There is a decent explanation in Glacier Man Science 30 Oct 2009:
Vol. 326, Issue 5953, pp. 659-661. (alternative link)
Norphel’s idea was to divert the lost winter
water from its course down the mountain,
along regularly placed stone embankments
that would slow it down and allow it to spread
and trickle across a large, shaded surface
depression a few hundred meters from the village.
Here, the slowed water would freeze and
pack into a glacier that would begin melting
when the sun rose high enough in spring to
expose the thick ice
...
Norphel has built nine glaciers since that
first one, which he began in the late 1980s
and worked on until 1994. They average
250 meters long by 100 meters wide; the
Phuktse glacier remains the largest. Norphel
estimates that each one provides some 6 million gallons (23,000 cubic meters) of water,
although there has been no accurate analysis to
date, and the undulating ground makes it difficult to guess the volume of ice in each glacier.

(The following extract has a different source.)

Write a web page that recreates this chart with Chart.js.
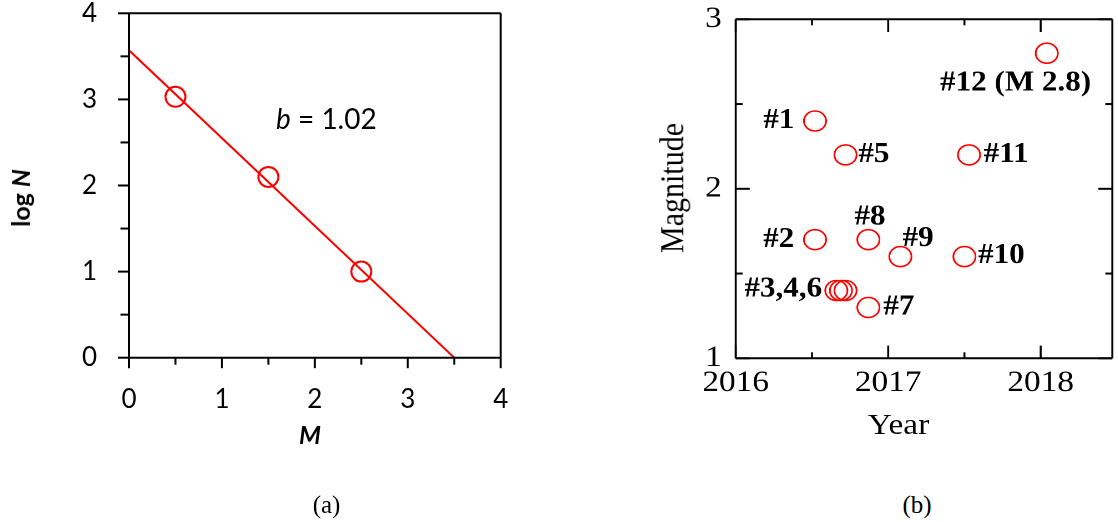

Each artificial glacier is built using local
labor and materials for about 3 to 10 lakh
Indian rupees (6000 to 20,000 US dollars),
depending on the size and site, compared
with about US$34,000 for a cement water
reservoir, Norphel says.
Personally, I wouldn't call these glaciers. It is more that water is being dammed so it freezes rather than runs off, and stays frozen into the spring then eventually melts before the end of the season.